Say the word “fall” and 1 of the very 1st things we think of are pumpkins. Harvesting pumpkins, eating pumpkins, carving pumpkins and decorating with pumpkins. You know I love me some succulents but when I was cooking up ideas for gussied up pumpkins, I wanted to use something else. That look has been seen over again and although I love it, time for something new. I want to share with you 3 unique ways to decorate pumpkins using ingredients found in nature.
Let me tell you about 2 of the 3 pumpkins (or squashes) that you see here. The brown and yellow ones came from Farmer John’s in Half Moon Bay, CA where they grow over 5o varieties of pumpkins, squashes and gourds. This seaside hamlet just south of San Francisco bills itself as the pumpkin capital of the world. Now whether that is true or not, a lot of pumpkins are grown here and when September rolls around, the fields are dotted with orange for miles around.
I do a Halloween decorating job in that area every year and brought home these 2 pumpkins. They were bought at the end of September last year and I finally got around to decorating them in May of this year. Oh my pumpkins can last a long time!
Everything I used to decorate these pumpkins I had on hand – it was either collected on my walks or bought at the farmers markets.
Nothing like a backdrop of magenta bougainvillea in full bloom to make your yellow pop!
The last 1 that you see is a red kuri squash which I bought here in Tucson. I moved to Arizona a few months ago and decorated it a couple of days ago using things I collected on my morning walks. A little bit of a time lapse between the decorating endeavors but it certainly gives a completely different look, a bit on the wilder side.

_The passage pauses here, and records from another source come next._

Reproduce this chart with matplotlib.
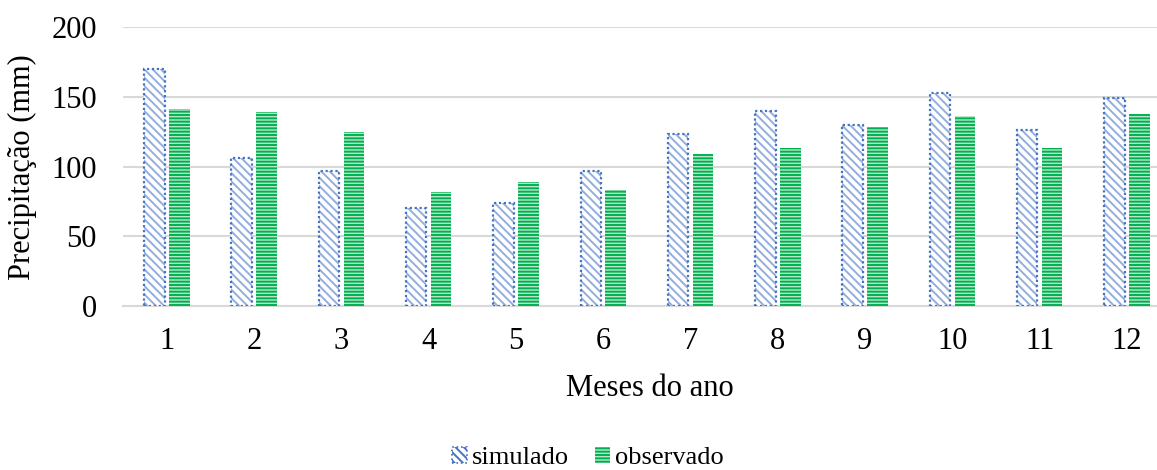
import matplotlib
matplotlib.use("Agg")
import matplotlib.pyplot as plt
import numpy as np
from matplotlib.patches import Patch

months = ["1", "2", "3", "4", "5", "6", "7", "8", "9", "10", "11", "12"]
simulado = [170, 106, 97, 70, 74, 97, 123, 140, 130, 152.5, 126.5, 149]
observado = [141, 139, 125, 81.5, 89, 83, 109, 113, 128.5, 136, 113.5, 137.5]
yticks = [0, 50, 100, 150, 200]

plt.rcParams['font.family'] = ['Liberation Serif', 'DejaVu Serif']
plt.rcParams['hatch.linewidth'] = 1.4

W, H = 1157, 470
fig = plt.figure(figsize=(W / 100, H / 100), dpi=100)
left = 123.2 / W
right = 1170.6 / W
bottom = (H - 306) / H
top = (H - 27) / H
ax = fig.add_axes([left, bottom, right - left, top - bottom])

x = np.arange(len(months))
bw = 0.235
off = 0.143

sim_blue = '#4472C4'
sim_hatch = '#92AEDF'
obs_green = '#00B050'
obs_light = '#B8E8C9'

# simulado: diagonal hatch + dotted outline
ax.bar(x - off, simulado, bw, color='white', edgecolor=sim_hatch, hatch='\\\\\\\\',
       linewidth=0, zorder=3)
ax.bar(x - off, simulado, bw, fill=False, edgecolor=sim_blue, linewidth=1.6,
       linestyle=(0, (1, 1.2)), zorder=4)
# observado: horizontal stripes
ax.bar(x + off, observado, bw, color=obs_light, edgecolor=obs_green, hatch='-----',
       linewidth=0, zorder=3)

ax.set_xlim(-0.5, len(months) - 0.5)
ax.set_ylim(0, 200)
ax.set_yticks(yticks)
ax.set_xticks(x)
ax.set_xticklabels(months)
ax.tick_params(axis='both', length=0, labelsize=22, colors='black')
ax.tick_params(axis='y', pad=19)
ax.tick_params(axis='x', pad=15)
ax.grid(axis='y', color='#D9D9D9', linewidth=1.5, zorder=0)
ax.set_axisbelow(True)
for s in ['top', 'right', 'left']:
    ax.spines[s].set_visible(False)
ax.spines['bottom'].set_color('#D9D9D9')
ax.spines['bottom'].set_linewidth(1.5)

fig.text(22 / W, (H - 167) / H, 'Precipitação (mm)', rotation=90, ha='center',
         va='center', fontsize=22)
fig.text(650 / W, (H - 388) / H, 'Meses do ano', ha='center', va='center', fontsize=22)

handles = [Patch(facecolor='white', edgecolor=sim_blue, hatch='\\\\\\\\', linestyle=':', linewidth=1.2),
           Patch(facecolor=obs_light, edgecolor=obs_green, hatch='-----', linewidth=0)]
leg = fig.legend(handles, ['simulado', 'observado'], loc='center', ncol=2,
                 bbox_to_anchor=(588 / W, (H - 458) / H), frameon=False, fontsize=19,
                 handlelength=0.57, handleheight=0.57, handletextpad=0.19,
                 columnspacing=1.0, borderpad=0.1)

fig.savefig('out.png', dpi=100)
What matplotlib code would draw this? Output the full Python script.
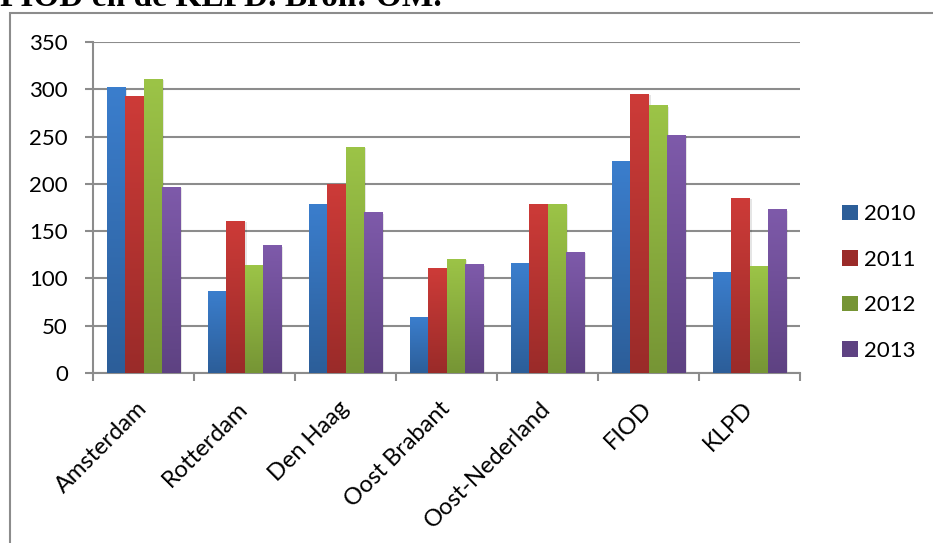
import numpy as np
import matplotlib
matplotlib.use("Agg")
import matplotlib.pyplot as plt
from matplotlib.patches import Patch, Rectangle
from matplotlib.colors import to_rgb

categories = ["Amsterdam", "Rotterdam", "Den Haag", "Oost Brabant",
              "Oost-Nederland", "FIOD", "KLPD"]
years = ["2010", "2011", "2012", "2013"]
v2010 = [302, 87, 179, 59, 116, 224, 107]
v2011 = [293, 161, 200, 111, 179, 295, 185]
v2012 = [311, 114, 239, 121, 179, 283, 113]
v2013 = [197, 135, 170, 115, 128, 252, 173]
series = [v2010, v2011, v2012, v2013]

# light (top) and dark (bottom) colour of each year's gradient
top_cols = ["#3B7ECD", "#CD3B38", "#9CC447", "#7E5AAA"]
bot_cols = ["#2C5E99", "#9A2B29", "#769535", "#5E4282"]

plt.rcParams['font.family'] = ['Lato', 'DejaVu Sans']
grid_col = "#8C8C8C"

fig = plt.figure(figsize=(9.33, 5.43), dpi=100)
ax = fig.add_axes([93/933, 1-373/543, (800-93)/933, (373-42)/543])

x = np.arange(len(categories))
w = 0.183
for i, vals in enumerate(series):
    bars = ax.bar(x + (i - 1.5) * w, vals, w, facecolor="none",
                  edgecolor="none", zorder=3)
    c0 = np.array(to_rgb(top_cols[i]))
    c1 = np.array(to_rgb(bot_cols[i]))
    t = np.linspace(0, 1, 100)[:, None]
    grad = (c0 * (1 - t) + c1 * t)[:, None, :]
    for r in bars:
        x0, y0 = r.get_x(), r.get_y()
        bw, bh = r.get_width(), r.get_height()
        # faint shadow to the right
        ax.add_patch(Rectangle((x0 + 0.02, y0), bw, bh - 1.5,
                               facecolor="#000000", alpha=0.10,
                               edgecolor="none", zorder=2))
        im = ax.imshow(grad, extent=[x0, x0 + bw, y0, y0 + bh],
                       aspect="auto", zorder=3, interpolation="bilinear")
        im.set_clip_path(r)

ax.set_xlim(-0.5, len(categories) - 0.5)
ax.set_ylim(0, 350)
ax.set_yticks(np.arange(0, 351, 50))
ax.yaxis.grid(True, color=grid_col, lw=1.5, zorder=1)
ax.set_axisbelow(True)

ax.set_xticks(x)
ax.set_xticklabels(categories)
ax.set_xticks(np.arange(-0.5, len(categories)), minor=True)
ax.tick_params(axis="x", which="major", length=0, pad=23, labelsize=17)
ax.tick_params(axis="x", which="minor", length=6, width=1.5, color=grid_col)
ax.tick_params(axis="y", length=6, width=1.5, color=grid_col, pad=12,
               labelsize=16)
plt.setp(ax.get_xticklabels(), rotation=45, ha="right", va="center",
         rotation_mode="anchor")

for s in ["top", "right"]:
    ax.spines[s].set_visible(False)
for s in ["left", "bottom"]:
    ax.spines[s].set_color(grid_col)
    ax.spines[s].set_linewidth(1.5)

handles = [Patch(facecolor=c, edgecolor="none") for c in bot_cols]
fig.legend(handles, years, loc="center left",
           bbox_to_anchor=(842/933, 1-282.5/543), frameon=False,
           fontsize=16, handlelength=0.7, handleheight=0.7,
           handletextpad=0.3, labelspacing=1.15, borderpad=0,
           borderaxespad=0)

# outer chart frame, cut by the picture edges
fig.patches.append(Rectangle((10/933, -0.1), 1.0, 1.1 - 13/543,
                             transform=fig.transFigure, fill=False,
                             edgecolor=grid_col, lw=1.5))

fig.text(0, 1-6/543, "FIOD en de KLPD. Bron: OM.", va="baseline",
         ha="left", fontsize=24, fontweight="bold",
         family=["Liberation Serif", "DejaVu Serif"])

fig.savefig("out.png", dpi=100)
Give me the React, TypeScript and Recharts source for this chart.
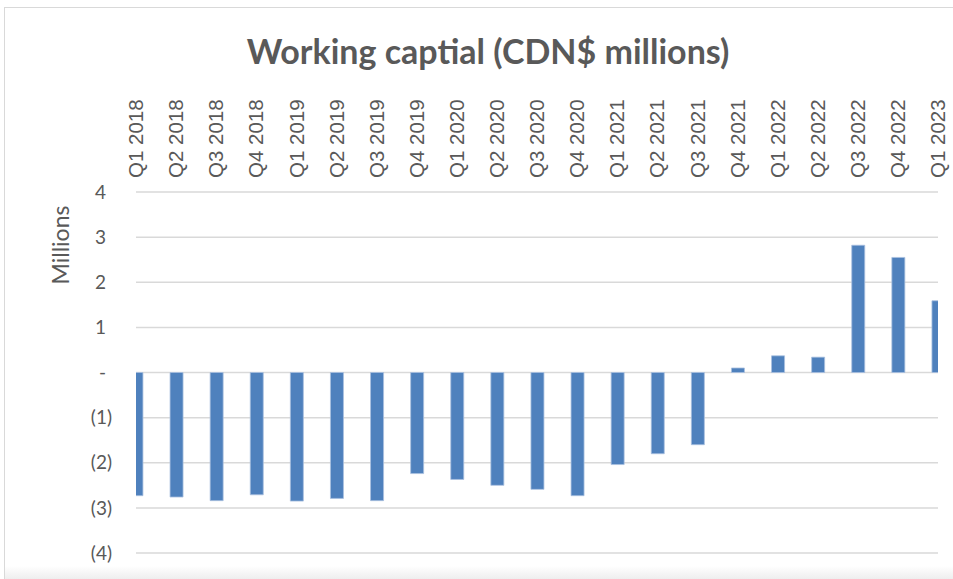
import React from "react";
import { BarChart, Bar, XAxis, YAxis, CartesianGrid } from "recharts";

const QUARTERS = [
  "Q1 2018", "Q2 2018", "Q3 2018", "Q4 2018",
  "Q1 2019", "Q2 2019", "Q3 2019", "Q4 2019",
  "Q1 2020", "Q2 2020", "Q3 2020", "Q4 2020",
  "Q1 2021", "Q2 2021", "Q3 2021", "Q4 2021",
  "Q1 2022", "Q2 2022", "Q3 2022", "Q4 2022",
  "Q1 2023",
];

// working capital, CDN$ millions
const WORKING_CAPITAL = [
  -2.73, -2.76, -2.84, -2.71,
  -2.85, -2.79, -2.84, -2.24,
  -2.37, -2.5, -2.59, -2.73,
  -2.04, -1.8, -1.6, 0.1,
  0.37, 0.34, 2.82, 2.55,
  1.59,
];

const Y_TICKS = [-4, -3, -2, -1, 0, 1, 2, 3, 4];

const data = QUARTERS.map((q, i) => ({ idx: i, quarter: q, value: WORKING_CAPITAL[i] }));

const GREY = "#595959";

function QuarterTick(props: any) {
  const { x, payload } = props;
  const label = QUARTERS[payload.value] ?? "";
  return (
    <text
      x={x}
      y={178}
      transform={`rotate(-90, ${x}, 178)`}
      textAnchor="start"
      dy="0.35em"
      fontSize={20.5}
      fontFamily="Liberation Sans, Arial, sans-serif"
      fill={GREY}
    >
      {label}
    </text>
  );
}

function MillionsTick(props: any) {
  const { y, payload } = props;
  const v = payload.value as number;
  const label = v === 0 ? "-" : v < 0 ? `(${Math.abs(v)})` : String(v);
  const right = v < 0 ? 112 : 106;
  return (
    <text
      x={right}
      y={y}
      dy="0.35em"
      textAnchor="end"
      fontSize={19}
      fontFamily="Lato, Open Sans, sans-serif"
      fill={GREY}
    >
      {label}
    </text>
  );
}

export default function App() {
  return (
    <div style={{ position: "absolute", left: 0, top: 0, width: 953, height: 579, background: "#fff", overflow: "hidden" }}>
      <div
        style={{
          position: "absolute",
          left: 4,
          top: 7,
          width: 960,
          height: 600,
          borderLeft: "1.5px solid #d9d9d9",
          borderTop: "1.5px solid #d9d9d9",
        }}
      />
      <div
        style={{
          position: "absolute",
          left: 5,
          top: 566,
          width: 960,
          height: 13,
          background: "linear-gradient(#ffffff, #eeeeee)",
        }}
      />
      <div
        style={{
          position: "absolute",
          left: 0,
          top: 29,
          width: 976,
          textAlign: "center",
          fontFamily: "Lato, Open Sans, sans-serif",
          fontWeight: 700,
          fontSize: 34,
          lineHeight: "44px",
          color: GREY,
        }}
      >
        Working captial (CDN$ millions)
      </div>
      <div
        style={{
          position: "absolute",
          left: 60,
          top: 245,
          transform: "translate(-50%, -50%) rotate(-90deg)",
          fontFamily: "Lato, Open Sans, sans-serif",
          fontSize: 23,
          color: GREY,
          whiteSpace: "nowrap",
        }}
      >
        Millions
      </div>
      <div style={{ position: "absolute", left: 0, top: 0 }}>
        <BarChart
          width={953}
          height={579}
          data={data}
          margin={{ top: 0, right: 15, bottom: 26, left: 0 }}
        >
          <CartesianGrid horizontal vertical={false} stroke="#d9d9d9" strokeWidth={1.5} />
          <XAxis
            xAxisId={0}
            dataKey="idx"
            type="number"
            orientation="top"
            domain={[0, 20]}
            ticks={QUARTERS.map((_, i) => i)}
            interval={0}
            allowDataOverflow
            height={192}
            axisLine={false}
            tickLine={false}
            tick={<QuarterTick />}
          />
          <YAxis
            type="number"
            domain={[-4, 4]}
            ticks={Y_TICKS}
            interval={0}
            width={136}
            axisLine={false}
            tickLine={false}
            tick={<MillionsTick />}
          />
          <Bar
            dataKey="value"
            fill="#4f81bd"
            stroke="#a9c0df"
            strokeWidth={0.8}
            barSize={13}
            isAnimationActive={false}
          />
        </BarChart>
      </div>
    </div>
  );
}
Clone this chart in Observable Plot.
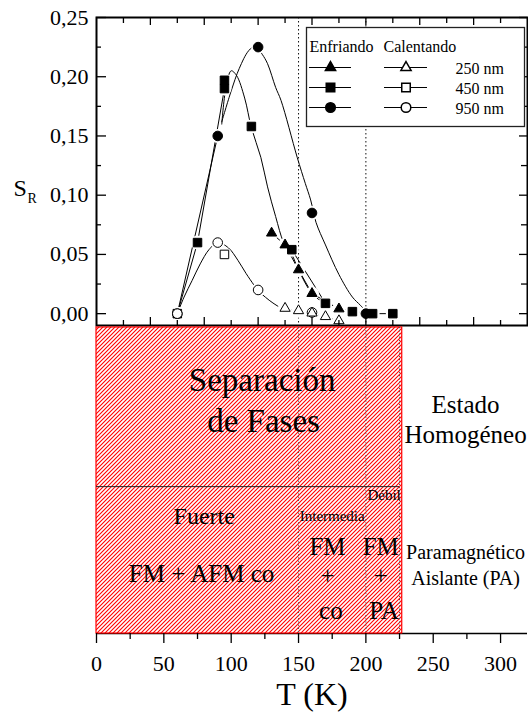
<!DOCTYPE html>
<html>
<head>
<meta charset="utf-8">
<script src="https://cdn.jsdelivr.net/npm/d3@7"></script>
<script src="https://cdn.jsdelivr.net/npm/@observablehq/plot@0.6"></script>
<style>
  body { margin: 0; background: #fff; }
  #chart { position: relative; width: 528px; height: 713px; overflow: hidden; }
  #chart svg { display: block; }
  #legend { position: absolute; left: 306px; top: 27px; }
</style>
</head>
<body>
<div id="chart"><div id="legend"></div></div>
<script>
// ---- Measured relative separation S_R versus temperature T (K) ----
// Cooling (Enfriando): filled symbols
const tCool250 = [130, 140, 150, 160, 180];
const sCool250 = [0.068, 0.058, 0.037, 0.017, 0.004];
const tCool450 = [60, 75, 95, 95, 115, 145, 170, 190, 205, 220];
const sCool450 = [0, 0.06, 0.19, 0.197, 0.158, 0.054, 0.0087, 0.0017, 0, 0];
const tCool950 = [60, 90, 120, 160, 200];
const sCool950 = [0, 0.15, 0.225, 0.085, 0];
// Heating (Calentando): open symbols
const tHeat250 = [140, 150, 160, 170, 180];
const sHeat250 = [0.0045, 0.0025, 0.0005, -0.0025, -0.006];
const tHeat450 = [95];
const sHeat450 = [0.05];
const tHeat950 = [60, 90, 120, 160];
const sHeat950 = [0, 0.06, 0.02, 0.001];

// Smooth guide curves through the cooling / heating runs
const tGuide950 = [93, 100, 106, 113, 118, 123, 127, 133, 137, 149, 155, 159, 163, 170, 180, 190, 196, 200];
const sGuide950 = [0.162, 0.188, 0.207, 0.222, 0.226, 0.219, 0.211, 0.191, 0.18, 0.132, 0.11, 0.096, 0.077, 0.058, 0.033, 0.014, 0.007, 0.002];
const tGuide450 = [93, 96, 100, 104, 110, 115, 122, 127, 133, 139, 145, 150, 160, 170];
const sGuide450 = [0.16, 0.19, 0.205, 0.201, 0.182, 0.157, 0.132, 0.107, 0.082, 0.06, 0.05, 0.037, 0.017, 0.008];
const tGuideHeat950 = [60, 65, 71, 77, 83.5, 90, 98, 105, 111, 117, 120, 125.5, 131, 137, 140];
const sGuideHeat950 = [0, 0.014, 0.028, 0.042, 0.054, 0.06, 0.0555, 0.045, 0.034, 0.024, 0.0194, 0.0138, 0.009, 0.005, 0.0045];

// Legend entries
const sampleSizes = ["250 nm", "450 nm", "950 nm"];
const sampleSymbols = ["triangle", "square", "circle"];

// Axis ticks
const sTicksMajor = [0, 0.05, 0.10, 0.15, 0.20, 0.25];
const sTicksMinor = [0.025, 0.075, 0.125, 0.175, 0.225];
const tTicksTopMajor = [40, 80, 120, 160, 200, 240, 280];
const tTicksTopMinor = [20, 60, 100, 140, 180, 220, 260, 300];
const tTicksMajor = [0, 50, 100, 150, 200, 250, 300];
const tTicksMinor = [25, 75, 125, 175, 225, 275];

// Phase diagram: boundaries (K) and extent of the phase-separated region
const phaseBounds = [150, 200, 225];
const separatedSpan = [0, 227];

// ---- helpers ----
const FONT = '"Liberation Serif", "Times New Roman", Times, serif';
const rows = (t, s) => t.map((T, i) => ({T, S: s[i]}));
const commaFmt = d => d3.format(".2f")(d).replace(".", ",");

const cool250 = rows(tCool250, sCool250);
const cool450 = rows(tCool450, sCool450);
const cool950 = rows(tCool950, sCool950);
const heat250 = rows(tHeat250, sHeat250);
const heat450 = rows(tHeat450, sHeat450);
const heat950 = rows(tHeat950, sHeat950);
const guide950 = rows(tGuide950, sGuide950);
const guide450 = rows(tGuide450, sGuide450);
const guideHeat950 = rows(tGuideHeat950, sGuideHeat950);
const allPoints = [cool250, cool450, cool950, heat250, heat450, heat950].flat();

const symbolR = {triangle: 3.8, square: 4.8, circle: 4.8};

const W = 528, mL = 96, mR = 1;
const topH = 326, mT = 17, mB = 1;
const FW = W - mL - mR, FH = topH - mT - mB;

const line = (data, curve = "linear") =>
  Plot.line(data, {x: "T", y: "S", curve, stroke: "black", strokeWidth: 1});
const dots = (data, symbol, filled) =>
  Plot.dot(data, {x: "T", y: "S", symbol, r: symbolR[symbol],
    fill: filled ? "black" : "white", stroke: "black", strokeWidth: 1});

// ---- upper panel: S_R(T) ----
const topPlot = Plot.plot({
  width: W, height: topH,
  marginLeft: mL, marginRight: mR, marginTop: mT, marginBottom: mB,
  x: {domain: [0, 320], axis: null},
  y: {domain: [-0.01, 0.25], axis: null},
  style: {fontFamily: FONT, color: "black", background: "white", overflow: "visible"},
  marks: [
    Plot.ruleX(phaseBounds.slice(0, 2), {stroke: "#111", strokeWidth: 1, strokeDasharray: "1.5,2.5"}),
    // connecting lines and guide curves
    line(cool450.slice(0, 3)),
    line(cool950.slice(0, 2)),
    line(cool450.slice(5)),
    line(cool250),
    line(heat250),
    line(guide950, "catmull-rom"),
    line(guide450, "catmull-rom"),
    line(guideHeat950, "catmull-rom"),
    // white gaps around the symbols
    Plot.dot(allPoints, {x: "T", y: "S", r: 7, fill: "white"}),
    // symbols
    dots(cool250, "triangle", true),
    dots(cool450, "square", true),
    dots(cool950, "circle", true),
    dots(heat950, "circle", false),
    dots(heat450, "square", false),
    dots(heat250, "triangle", false),
    // inward ticks on all four sides
    Plot.tickY(sTicksMajor, {y: d => d, insetRight: FW - 10, stroke: "black", strokeWidth: 1.3}),
    Plot.tickY(sTicksMinor, {y: d => d, insetRight: FW - 5, stroke: "black", strokeWidth: 1.3}),
    Plot.tickY(sTicksMajor, {y: d => d, insetLeft: FW - 8, stroke: "black", strokeWidth: 1.3}),
    Plot.tickY(sTicksMinor, {y: d => d, insetLeft: FW - 6, stroke: "black", strokeWidth: 1.3}),
    Plot.tickX(tTicksTopMajor, {x: d => d, insetBottom: FH - 8, stroke: "black", strokeWidth: 1.3}),
    Plot.tickX(tTicksTopMinor, {x: d => d, insetBottom: FH - 6, stroke: "black", strokeWidth: 1.3}),
    Plot.tickX(tTicksTopMajor, {x: d => d, insetTop: FH - 8, stroke: "black", strokeWidth: 1.3}),
    Plot.tickX(tTicksTopMinor, {x: d => d, insetTop: FH - 5, stroke: "black", strokeWidth: 1.3}),
    Plot.frame({stroke: "black", strokeWidth: 2}),
    Plot.axisY({anchor: "left", ticks: sTicksMajor, tickSize: 0, tickPadding: 8,
      tickFormat: commaFmt, fontSize: 22, label: null}),
    Plot.text(["S"], {text: d => d, frameAnchor: "left", dx: -83, dy: 24,
      textAnchor: "start", lineAnchor: "bottom", fontSize: 24}),
    Plot.text(["R"], {text: d => d, frameAnchor: "left", dx: -69, dy: 31,
      textAnchor: "start", lineAnchor: "bottom", fontSize: 14})
  ]
});

// ---- legend ----
const legendRows = sampleSizes.map((label, i) => ({label, symbol: sampleSymbols[i], y: 40 + 20 * i}));
const legendPlot = Plot.plot({
  width: 218, height: 99, margin: 0,
  x: {type: "identity", axis: null},
  y: {type: "identity", axis: null},
  style: {fontFamily: FONT, color: "black", background: "white", overflow: "visible"},
  marks: [
    Plot.frame({fill: "white", stroke: "#222", strokeWidth: 1.3}),
    Plot.text(["Enfriando", "Calentando"], {text: d => d, x: [3, 77], y: [24, 24],
      textAnchor: "start", lineAnchor: "bottom", fontSize: 16}),
    Plot.ruleY(legendRows, {y: "y", x1: 3, x2: 45, stroke: "black"}),
    Plot.ruleY(legendRows, {y: "y", x1: 78, x2: 121, stroke: "black"}),
    ...legendRows.flatMap(r => [
      Plot.dot([r], {x: () => 24, y: "y", symbol: r.symbol, r: symbolR[r.symbol], fill: "black", stroke: "black"}),
      Plot.dot([r], {x: () => 99.5, y: "y", symbol: r.symbol, r: symbolR[r.symbol], fill: "white", stroke: "black"})
    ]),
    Plot.text(legendRows, {text: "label", x: () => 149, y: r => r.y + 6,
      textAnchor: "start", lineAnchor: "bottom", fontSize: 16})
  ]
});

// ---- lower panel: phase diagram ----
const botH = 387, bT = 1, bB = 80;
const label = (text, T, v, fontSize) =>
  Plot.text([text], {text: d => d, x: () => T, y: () => v, fontSize,
    textAnchor: "middle", lineAnchor: "bottom"});

const bottomPlot = Plot.plot({
  width: W, height: botH,
  marginLeft: mL, marginRight: mR, marginTop: bT, marginBottom: bB,
  x: {domain: [0, 320]},
  y: {domain: [0, 1], axis: null},
  style: {fontFamily: FONT, color: "black", background: "white", overflow: "visible"},
  marks: [
    Plot.ruleY([0], {stroke: "black", strokeWidth: 1.5}),
    Plot.rect([separatedSpan], {x1: d => d[0], x2: d => d[1], y1: () => 0, y2: () => 1,
      fill: "url(#hatch)", stroke: "#f00", strokeWidth: 1.2}),
    Plot.ruleX(phaseBounds, {stroke: "#555", strokeWidth: 1, strokeDasharray: "1.2,2"}),
    Plot.ruleY([0.48], {x1: 0, x2: phaseBounds[2], stroke: "#222", strokeWidth: 1}),
    Plot.axisX({ticks: tTicksMajor, tickSize: 10, tickPadding: 12, tickFormat: d => d,
      fontSize: 22, label: null, strokeWidth: 1.3}),
    Plot.axisX({ticks: tTicksMinor, tickSize: 6, tickFormat: () => "", label: null, strokeWidth: 1.3}),
    label("Separación", 123, 0.792, 33),
    label("de Fases", 124, 0.660, 33),
    label("Estado", 274, 0.720, 25),
    label("Homogéneo", 274, 0.621, 25),
    label("Fuerte", 80, 0.359, 24),
    label("FM + AFM co", 78, 0.167, 25),
    label("Intermedia", 175, 0.369, 15),
    label("Débil", 213.5, 0.435, 15),
    label("FM", 171.5, 0.258, 25),
    label("+", 171.5, 0.163, 25),
    label("co", 174, 0.049, 25),
    label("FM", 211, 0.258, 25),
    label("+", 211, 0.163, 25),
    label("PA", 213.5, 0.049, 25),
    label("Paramagnético", 274, 0.242, 20),
    label("Aislante (PA)", 274, 0.160, 20),
    Plot.text(["T (K)"], {text: d => d, frameAnchor: "bottom", dy: 71,
      textAnchor: "middle", lineAnchor: "bottom", fontSize: 32})
  ]
});

// diagonal red hatching ("///") used by the phase-separated region
const defs = d3.select(bottomPlot).insert("defs", ":first-child");
const tile = 4;
const pat = defs.append("pattern").attr("id", "hatch")
  .attr("patternUnits", "userSpaceOnUse")
  .attr("width", tile).attr("height", tile);
pat.append("rect").attr("width", tile).attr("height", tile).attr("fill", "white");
pat.append("path")
  .attr("d", `M0,${tile} L${tile},0 M-1,1 L1,-1 M${tile - 1},${tile + 1} L${tile + 1},${tile - 1}`)
  .attr("stroke", "#ff0000").attr("stroke-width", 1.1).attr("fill", "none");

const chart = document.getElementById("chart");
chart.insertBefore(topPlot, chart.firstChild);
chart.insertBefore(bottomPlot, document.getElementById("legend"));
document.getElementById("legend").append(legendPlot);
</script>
</body>
</html>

Be prepared for a change of scene towards the end of the video – 2 of the pumpkins were decorated in my garage in Santa Barbara & the 3rd in at my new home in Tucson.
Nuts, seeds & pods, oh my!
The 1st thing I do when I decorate pumpkins, squashes or gourds is glue moss on at the top. This gives the ingredients I’m decorating with something to attach to. For the brown pumpkin I used spanish moss and for the other 2 preserved sheet moss.
Gluing in a walnut I bought at the farmers market – they are a bit on the heavy side so I held them in place for about 10 seconds while the glue dried.
If your moss has gotten old & dry, simply soak it in water to revive it. This makes it much easier to work with.
- red eucalyptus pods
- king palm seeds
- seeded eucalyptus foliage
- dried statice
- seeded eucalyptus
- air plants
- Mesquite pods
- prickly pear fruits
- liquid amber pods
- palo verde branches
- twisted myrtle (add something fresh like this in just before an event)
These 3 unique & creative pumpkin designs will last through the fall season.
You may not be able to find any of these ingredients where you live, but perhaps you can find a few similar jewels courtesy of Mother Nature. You can also order materials online if you’re an urban dweller or foraging isn’t your thing. So here you have it – something other than succulent adorned pumpkins to spice up your fall decor. Add in a few sublime candles, delicious food and wonderful company and your table is complete!